>> Start
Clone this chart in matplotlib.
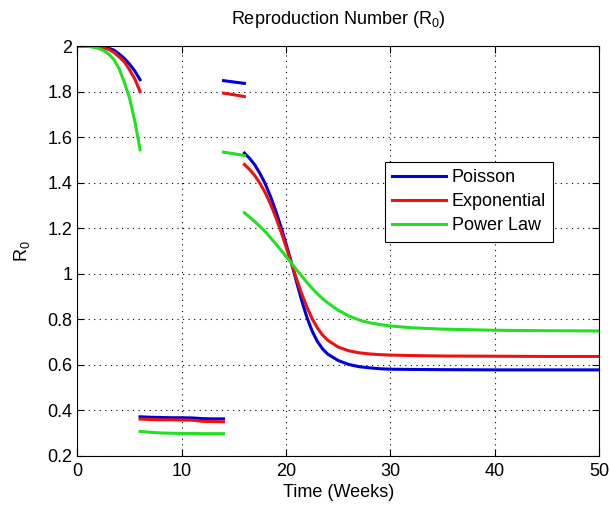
import numpy as np
import matplotlib
matplotlib.use('Agg')
import matplotlib.pyplot as plt
from matplotlib.ticker import FormatStrFormatter

plt.rcParams['font.family'] = ['Liberation Sans', 'DejaVu Sans']
plt.rcParams['mathtext.fontset'] = 'custom'
plt.rcParams['mathtext.rm'] = 'Liberation Sans'
plt.rcParams['mathtext.it'] = 'Liberation Sans'

nan = np.nan

# tiempo en semanas, nan separa los tramos de la curva
weeks = [0, 1, 2, 2.5, 3, 3.5, 4, 4.5, 5, 5.5, 6, nan,
         6, 7, 8, 9, 10, 11, 12, 13, 14, nan,
         14, 15, 16, nan,
         16, 16.5, 17, 17.5, 18, 18.5, 19, 19.5, 20, 20.5, 21, 21.5, 22, 22.5,
         23, 23.5, 24, 25, 26, 27, 28, 29, 30, 32, 35, 40, 45, 50]

poisson = [2.0, 2.0, 1.998, 1.995, 1.99, 1.982, 1.965, 1.945, 1.92, 1.89, 1.852, nan,
           0.372, 0.370, 0.369, 0.368, 0.368, 0.367, 0.364, 0.363, 0.363, nan,
           1.848, 1.842, 1.836, nan,
           1.530, 1.507, 1.478, 1.440, 1.395, 1.340, 1.277, 1.207, 1.131, 1.050, 0.965, 0.882, 0.808, 0.748,
           0.703, 0.670, 0.647, 0.619, 0.602, 0.592, 0.587, 0.583, 0.581, 0.580, 0.579, 0.578, 0.578, 0.578]

exponential = [2.0, 2.0, 1.996, 1.991, 1.985, 1.972, 1.952, 1.93, 1.895, 1.855, 1.80, nan,
               0.362, 0.360, 0.359, 0.359, 0.358, 0.357, 0.352, 0.351, 0.350, nan,
               1.793, 1.786, 1.778, nan,
               1.480, 1.458, 1.431, 1.397, 1.356, 1.307, 1.250, 1.186, 1.118, 1.048, 0.978, 0.912, 0.853, 0.803,
               0.762, 0.731, 0.708, 0.678, 0.662, 0.653, 0.648, 0.645, 0.643, 0.641, 0.639, 0.638, 0.637, 0.637]

power_law = [2.0, 1.999, 1.99, 1.98, 1.965, 1.94, 1.90, 1.84, 1.77, 1.67, 1.545, nan,
             0.308, 0.304, 0.301, 0.300, 0.299, 0.299, 0.298, 0.298, 0.298, nan,
             1.534, 1.527, 1.519, nan,
             1.268, 1.249, 1.229, 1.208, 1.185, 1.159, 1.132, 1.104, 1.076, 1.047, 1.018, 0.990, 0.962, 0.936,
             0.912, 0.891, 0.872, 0.840, 0.815, 0.797, 0.785, 0.777, 0.771, 0.763, 0.757, 0.752, 0.750, 0.749]

series = [('Poisson', poisson, '#0000d8'),
          ('Exponential', exponential, '#ee1111'),
          ('Power Law', power_law, '#22e022')]

fig = plt.figure(figsize=(6.10, 5.08), dpi=100)
ax = fig.add_axes([0.127, 0.1024, 0.855, 0.807])

for name, vals, col in series:
    ax.plot(weeks, vals, color=col, lw=2.2, label=name)

ax.set_xlim(0, 50)
ax.set_ylim(0.2, 2)
ax.set_xticks(np.arange(0, 51, 10))
ax.set_yticks(np.arange(0.2, 2.01, 0.2))
ax.yaxis.set_major_formatter(FormatStrFormatter('%g'))
ax.tick_params(direction='in', top=True, right=True, length=5, labelsize=13, width=0.8)
ax.tick_params(axis='x', pad=5)
ax.grid(True, color='black', linestyle=(0, (1, 4)), linewidth=0.8)
for s in ax.spines.values():
    s.set_linewidth(0.8)

ax.set_title('Reproduction Number (R$_0$)', fontsize=13, pad=16)
ax.set_xlabel('Time (Weeks)', fontsize=13, labelpad=3)
ax.set_ylabel('R$_0$', fontsize=13, labelpad=11)

leg = ax.legend(loc='upper right', bbox_to_anchor=(0.912, 0.718), fontsize=13,
                frameon=True, fancybox=False, framealpha=1, edgecolor='black',
                handlelength=3.0, handletextpad=0.3, labelspacing=0.4,
                borderpad=0.4, borderaxespad=0)
leg.get_frame().set_linewidth(0.8)

fig.savefig('out.png', dpi=100)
>> End
Print, exactly as written, the lines above from the first one to the one containing "nan = np.nan". Leave out pictures.

_Final answer_.
Clone this chart in matplotlib.
import numpy as np
import matplotlib
matplotlib.use('Agg')
import matplotlib.pyplot as plt
from matplotlib.ticker import FormatStrFormatter

plt.rcParams['font.family'] = ['Liberation Sans', 'DejaVu Sans']
plt.rcParams['mathtext.fontset'] = 'custom'
plt.rcParams['mathtext.rm'] = 'Liberation Sans'
plt.rcParams['mathtext.it'] = 'Liberation Sans'

nan = np.nan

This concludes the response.